DOME: Directional medical embedding vectors from electronic health records

J Biomed Inform. 2025 Jan 2:104768. doi: 10.1016/j.jbi.2024.104768. Online ahead of print.

Abstract

Motivation: The increasing availability of electronic health record (EHR) systems has created enormous potential for translational research. Recent developments in representation learning techniques have led to effective large-scale representations of EHR concepts along with knowledge graphs that empower downstream EHR studies. However, most existing methods require training with patient-level data, limiting their abilities to expand the training with multi-institutional EHR data. On the other hand, scalable approaches that only require summary-level data do not incorporate temporal dependencies between concepts.

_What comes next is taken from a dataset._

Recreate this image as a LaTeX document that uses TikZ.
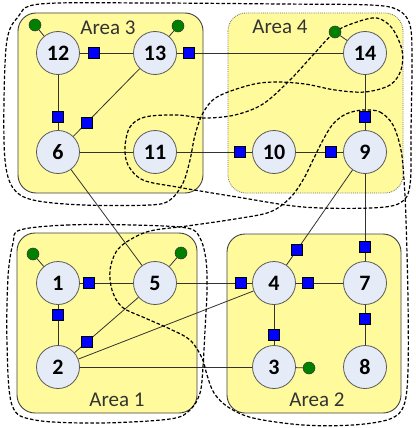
\documentclass[tikz,border=0pt]{standalone}
\usepackage{fontspec}
\setmainfont{Carlito}
\usetikzlibrary{calc}

\definecolor{areafill}{RGB}{255,250,155}
\definecolor{busfill}{RGB}{230,236,247}
\definecolor{pmugreen}{RGB}{0,128,0}

\begin{document}
\begin{tikzpicture}[x=1pt,y=-1pt,
  area/.style={draw=black!75, line width=0.9pt, fill=areafill, rounded corners=18pt},
  bus/.style={circle, draw=black!65, line width=0.8pt, fill=busfill, minimum size=43pt,
    inner sep=0pt, font=\fontsize{22}{22}\selectfont\bfseries},
  link/.style={draw=black!80, line width=0.8pt},
  meter/.style={draw=black, line width=0.5pt, fill=blue, minimum size=11pt, inner sep=0pt},
  pmu/.style={circle, draw=black!80, line width=0.5pt, fill=pmugreen, minimum size=12pt, inner sep=0pt},
  cluster/.style={draw=black, line width=1.2pt, dash pattern=on 3.5pt off 2pt},
  arealabel/.style={font=\fontsize{21}{21}\selectfont, text=black!80}]
  \useasboundingbox (0,0) rectangle (415,428);

  % columns and rows of the buses
  \def\xa{58}  \def\xb{155} \def\xc{274} \def\xd{365}
  \def\ya{53}  \def\yb{152} \def\yc{283} \def\yd{367}

  % areas
  \draw[area] (18,13) rectangle (203,193);
  \draw[area, draw=black!55, densely dotted, line width=0.8pt] (228,13) rectangle (403,193);
  \draw[area] (17,233) rectangle (197,413);
  \draw[area] (227,234) rectangle (401,413);

  \node[arealabel] (lab3) at (108,28) {Area 3};
  \node[arealabel] (lab4) at (280,27) {Area 4};
  \node[arealabel] (lab1) at (117,400) {Area 1};
  \node[arealabel] (lab2) at (317,400) {Area 2};

  % buses
  \node[bus] (n12) at (\xa,\ya) {12};
  \node[bus] (n13) at (\xb,\ya) {13};
  \node[bus] (n14) at (\xd,\ya) {14};
  \node[bus] (n6)  at (\xa,\yb) {6};
  \node[bus] (n11) at (\xb,\yb) {11};
  \node[bus] (n10) at (\xc,\yb) {10};
  \node[bus] (n9)  at (\xd,\yb) {9};
  \node[bus] (n1)  at (\xa,\yc) {1};
  \node[bus] (n5)  at (\xb,\yc) {5};
  \node[bus] (n4)  at (\xc,\yc) {4};
  \node[bus] (n7)  at (\xd,\yc) {7};
  \node[bus] (n2)  at (\xa,\yd) {2};
  \node[bus] (n3)  at (\xc,\yd) {3};
  \node[bus] (n8)  at (\xd,\yd) {8};

  % lines
  \draw[link] (n12) -- (n13);
  \draw[link] (n13) -- (n14);
  \draw[link] (n12) -- (n6);
  \draw[link] (n13) -- (n6);
  \draw[link] (n6) -- (n11);
  \draw[link] (n11) -- (n10);
  \draw[link] (n10) -- (n9);
  \draw[link] (n14) -- (n9);
  \draw[link] (n6) -- (n5);
  \draw[link] (n1) -- (n5);
  \draw[link] (n1) -- (n2);
  \draw[link] (n5) -- (n2);
  \draw[link] (n5) -- (n4);
  \draw[link] (n2) -- (n4);
  \draw[link] (n2) -- (n3);
  \draw[link] (n9) -- (n4);
  \draw[link] (n9) -- (n7);
  \draw[link] (n4) -- (n7);
  \draw[link] (n4) -- (n3);
  \draw[link] (n7) -- (n8);

  % clusters
  \draw[cluster] plot[smooth cycle, tension=0.55] coordinates {
    (40,4) (150,3) (280,4) (370,5) (398,10) (410,25) (412,60) (411,130)
    (410,185) (400,203) (370,208) (303,207) (237,197) (177,187) (143,180)
    (128,165) (125,147) (130,127) (145,117) (177,115) (205,118) (235,115)
    (263,104) (290,80) (313,55) (335,32) (357,22) (377,18) (392,28) (402,50)
    (401,70) (390,85) (365,92) (335,90) (305,84) (275,82) (250,85) (217,97)
    (203,113) (195,135) (190,160) (183,183) (170,200) (150,205) (83,205)
    (33,200) (13,188) (5,160) (4,100) (7,40) (18,17)};
  \draw[cluster] plot[smooth cycle, tension=0.55] coordinates {
    (363,110) (380,112) (393,125) (401,150) (404,180) (406,220) (408,300)
    (408,370) (404,405) (390,419) (353,425) (303,425) (253,418) (228,407)
    (214,393) (207,375) (202,358) (190,340) (170,329) (145,318) (122,307)
    (112,290) (110,270) (116,252) (128,241) (150,231) (187,226) (235,219)
    (270,212) (290,198) (303,180) (313,160) (323,140) (333,124) (346,114)};
  \draw[cluster] plot[smooth cycle, tension=0.55] coordinates {
    (20,230) (67,225) (133,225) (187,228) (200,238) (206,260) (207,290)
    (205,330) (203,367) (200,393) (190,410) (170,419) (100,423) (35,420)
    (12,405) (7,343) (8,277) (13,243)};

  % meters
  \node[meter] (m1213) at ($(n12)!36pt!(n13)$) {};
  \node[meter] (m1314) at ($(n13)!34pt!(n14)$) {};
  \node[meter] (m612)  at ($(n6)!35pt!(n12)$) {};
  \node[meter] (m613)  at ($(n6)!41pt!(n13)$) {};
  \node[meter] (m1011) at ($(n10)!34pt!(n11)$) {};
  \node[meter] (m910)  at ($(n9)!34pt!(n10)$) {};
  \node[meter] (m914)  at ($(n9)!35pt!(n14)$) {};
  \node[meter] (m15)   at ($(n1)!31pt!(n5)$) {};
  \node[meter] (m12)   at ($(n1)!32pt!(n2)$) {};
  \node[meter] (m25)   at ($(n2)!38pt!(n5)$) {};
  \node[meter] (m45)   at ($(n4)!33pt!(n5)$) {};
  \node[meter] (m49)   at ($(n4)!40pt!(n9)$) {};
  \node[meter] (m47)   at ($(n4)!34pt!(n7)$) {};
  \node[meter] (m79)   at ($(n7)!36pt!(n9)$) {};
  \node[meter] (m34)   at ($(n3)!32pt!(n4)$) {};
  \node[meter] (m78)   at ($(n7)!36pt!(n8)$) {};

  % PMUs
  \node[pmu] (g12) at (35,25) {};
  \node[pmu] (g13) at (178,26) {};
  \node[pmu] (g14) at (335,32) {};
  \node[pmu] (g1)  at (33,254) {};
  \node[pmu] (g5)  at (181,253) {};
  \node[pmu] (g3)  at (309,368) {};
  \draw[link] (n12) -- (g12);
  \draw[link] (n13) -- (g13);
  \draw[link] (n14) -- (g14);
  \draw[link] (n1) -- (g1);
  \draw[link] (n5) -- (g5);
  \draw[link] (n3) -- (g3);
\end{tikzpicture}
\end{document}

Methods: We introduce a DirectiOnal Medical Embedding (DOME) algorithm to encode temporally directional relationships between medical concepts, using summary-level EHR data. Specifically, DOME first aggregates patient-level EHR data into an asymmetric co-occurrence matrix. Then it computes two Positive Pointwise Mutual Information (PPMI) matrices to encode the pairwise prior/posterior dependencies respectively. Following that, a joint matrix factorization is performed on the two PPMI matrices, which results in three vectors for each concept: a semantic embedding and two directional context embeddings. They collectively provide a comprehensive depiction of the temporal relationship between EHR concepts.

Results: We highlight the advantages and translational potential of DOME through three sets of validation studies. First, DOME consistently improves existing direction-agnostic embedding vectors for disease risk prediction in several diseases, for example in lung cancer, by 8.1% in the area under the receiver operating characteristic (AUROC). Second, DOME excels in directional drug-disease relationship inference by successfully differentiating between drug side effects and indications, achieving performance improvements over the state-of-the-art methods by 6.2% and 5.5% in AUROC, correspondingly. Finally, DOME effectively constructs directional knowledge graphs, which distinguish disease risk factors from comorbidities, thereby revealing disease progression trajectories. The source codes are provided at https://github.com/celehs/Directional-EHR-embedding.

Keywords: Directional medical embedding; Drug-disease relationship; Electronic Health Records.